--- START OF Data extract ---

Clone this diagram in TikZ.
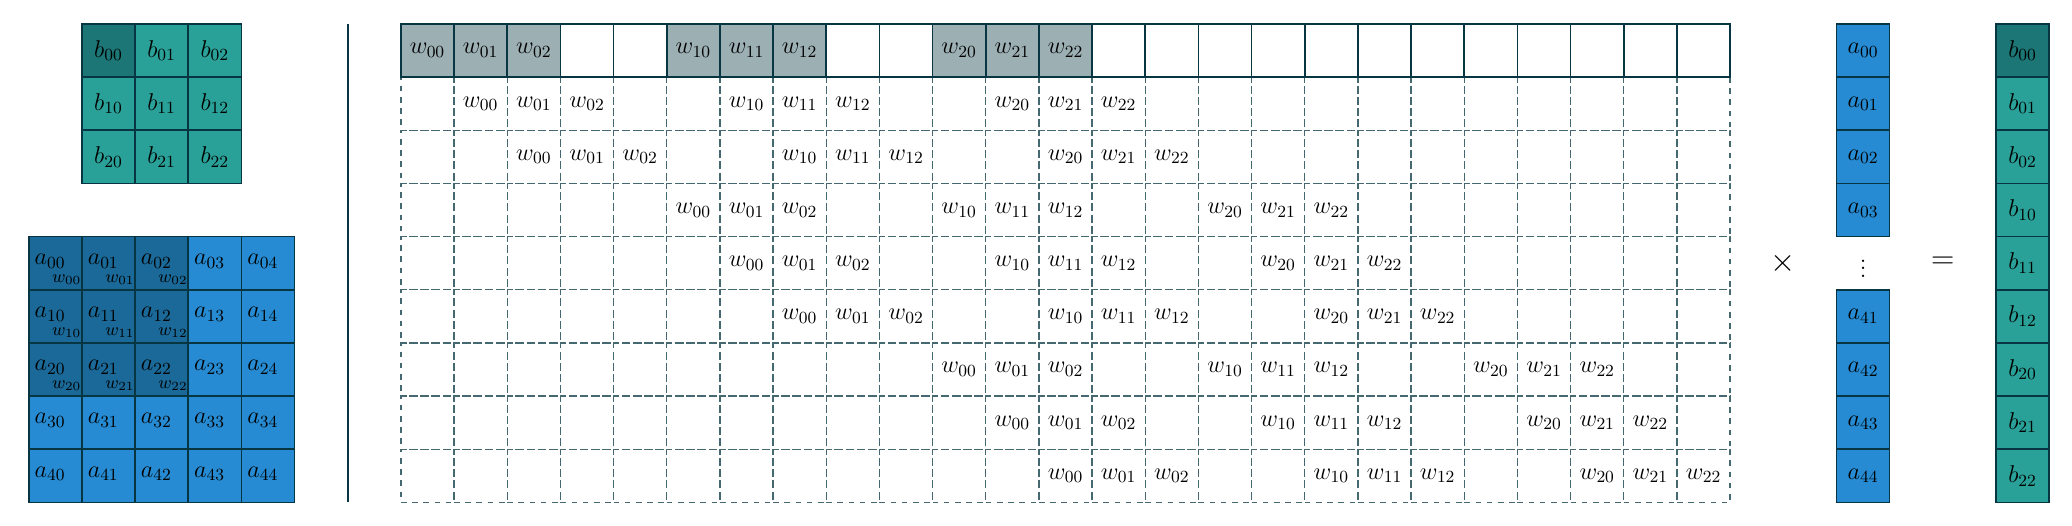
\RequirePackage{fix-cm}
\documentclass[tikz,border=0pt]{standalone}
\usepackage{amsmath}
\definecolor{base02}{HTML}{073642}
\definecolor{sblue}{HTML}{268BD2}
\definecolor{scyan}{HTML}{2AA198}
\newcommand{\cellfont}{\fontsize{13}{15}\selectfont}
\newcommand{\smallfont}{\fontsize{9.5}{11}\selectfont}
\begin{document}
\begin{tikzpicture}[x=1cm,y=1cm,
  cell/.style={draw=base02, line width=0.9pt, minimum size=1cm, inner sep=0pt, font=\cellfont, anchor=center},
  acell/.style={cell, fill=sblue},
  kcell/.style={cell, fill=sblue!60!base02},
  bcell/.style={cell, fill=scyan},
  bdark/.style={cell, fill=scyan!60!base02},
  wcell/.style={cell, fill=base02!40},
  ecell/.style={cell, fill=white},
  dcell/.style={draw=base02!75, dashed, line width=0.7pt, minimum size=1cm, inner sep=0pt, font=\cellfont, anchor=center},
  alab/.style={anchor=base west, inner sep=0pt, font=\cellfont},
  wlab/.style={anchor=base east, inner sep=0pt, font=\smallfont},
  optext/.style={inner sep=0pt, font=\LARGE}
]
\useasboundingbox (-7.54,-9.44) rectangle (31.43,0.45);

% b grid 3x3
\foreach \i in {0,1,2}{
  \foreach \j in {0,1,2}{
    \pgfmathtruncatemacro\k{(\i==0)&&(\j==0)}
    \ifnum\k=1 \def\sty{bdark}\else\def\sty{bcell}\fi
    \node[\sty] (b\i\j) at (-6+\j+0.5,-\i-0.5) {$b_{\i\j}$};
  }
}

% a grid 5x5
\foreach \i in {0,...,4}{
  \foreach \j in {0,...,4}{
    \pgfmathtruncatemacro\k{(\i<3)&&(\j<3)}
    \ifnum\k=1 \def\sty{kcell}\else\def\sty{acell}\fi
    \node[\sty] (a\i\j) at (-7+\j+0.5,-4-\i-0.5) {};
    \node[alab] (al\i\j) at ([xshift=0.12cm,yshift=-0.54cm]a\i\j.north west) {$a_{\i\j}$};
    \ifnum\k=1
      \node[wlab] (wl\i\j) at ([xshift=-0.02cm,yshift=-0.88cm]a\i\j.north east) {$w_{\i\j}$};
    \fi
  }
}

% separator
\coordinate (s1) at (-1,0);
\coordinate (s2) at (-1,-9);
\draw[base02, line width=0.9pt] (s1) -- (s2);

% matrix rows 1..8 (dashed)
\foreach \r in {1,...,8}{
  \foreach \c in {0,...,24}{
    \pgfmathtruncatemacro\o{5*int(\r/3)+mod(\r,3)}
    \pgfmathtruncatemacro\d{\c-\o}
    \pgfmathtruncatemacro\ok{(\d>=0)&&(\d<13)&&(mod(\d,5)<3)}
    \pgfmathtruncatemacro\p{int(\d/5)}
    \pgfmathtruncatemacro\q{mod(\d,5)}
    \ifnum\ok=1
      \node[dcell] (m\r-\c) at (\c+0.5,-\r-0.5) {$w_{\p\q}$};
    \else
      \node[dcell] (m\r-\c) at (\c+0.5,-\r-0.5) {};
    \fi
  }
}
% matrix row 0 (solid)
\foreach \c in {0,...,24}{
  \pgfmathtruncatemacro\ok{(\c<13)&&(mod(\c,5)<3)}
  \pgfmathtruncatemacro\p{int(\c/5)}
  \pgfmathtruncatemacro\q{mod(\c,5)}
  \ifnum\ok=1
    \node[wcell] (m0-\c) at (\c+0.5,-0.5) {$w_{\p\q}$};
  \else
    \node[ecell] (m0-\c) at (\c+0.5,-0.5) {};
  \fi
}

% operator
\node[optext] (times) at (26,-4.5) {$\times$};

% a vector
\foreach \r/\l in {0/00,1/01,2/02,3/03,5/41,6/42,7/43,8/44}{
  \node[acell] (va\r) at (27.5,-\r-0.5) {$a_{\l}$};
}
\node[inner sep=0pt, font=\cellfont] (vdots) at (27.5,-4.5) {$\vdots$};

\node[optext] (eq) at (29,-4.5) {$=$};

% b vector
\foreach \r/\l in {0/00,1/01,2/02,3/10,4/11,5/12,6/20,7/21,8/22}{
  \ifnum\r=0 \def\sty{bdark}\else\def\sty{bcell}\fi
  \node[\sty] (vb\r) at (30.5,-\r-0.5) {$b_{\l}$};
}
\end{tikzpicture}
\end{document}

--- END OF Data extract ---

--- What this task involves ---
Restate the data word for word from its first line through the line with "(-7.54,-9.44) rectangle (31.43,0.45);", leaving out any picture along the way.

--- Result for this exercise ---
Clone this diagram in TikZ.
\RequirePackage{fix-cm}
\documentclass[tikz,border=0pt]{standalone}
\usepackage{amsmath}
\definecolor{base02}{HTML}{073642}
\definecolor{sblue}{HTML}{268BD2}
\definecolor{scyan}{HTML}{2AA198}
\newcommand{\cellfont}{\fontsize{13}{15}\selectfont}
\newcommand{\smallfont}{\fontsize{9.5}{11}\selectfont}
\begin{document}
\begin{tikzpicture}[x=1cm,y=1cm,
  cell/.style={draw=base02, line width=0.9pt, minimum size=1cm, inner sep=0pt, font=\cellfont, anchor=center},
  acell/.style={cell, fill=sblue},
  kcell/.style={cell, fill=sblue!60!base02},
  bcell/.style={cell, fill=scyan},
  bdark/.style={cell, fill=scyan!60!base02},
  wcell/.style={cell, fill=base02!40},
  ecell/.style={cell, fill=white},
  dcell/.style={draw=base02!75, dashed, line width=0.7pt, minimum size=1cm, inner sep=0pt, font=\cellfont, anchor=center},
  alab/.style={anchor=base west, inner sep=0pt, font=\cellfont},
  wlab/.style={anchor=base east, inner sep=0pt, font=\smallfont},
  optext/.style={inner sep=0pt, font=\LARGE}
]
\useasboundingbox (-7.54,-9.44) rectangle (31.43,0.45);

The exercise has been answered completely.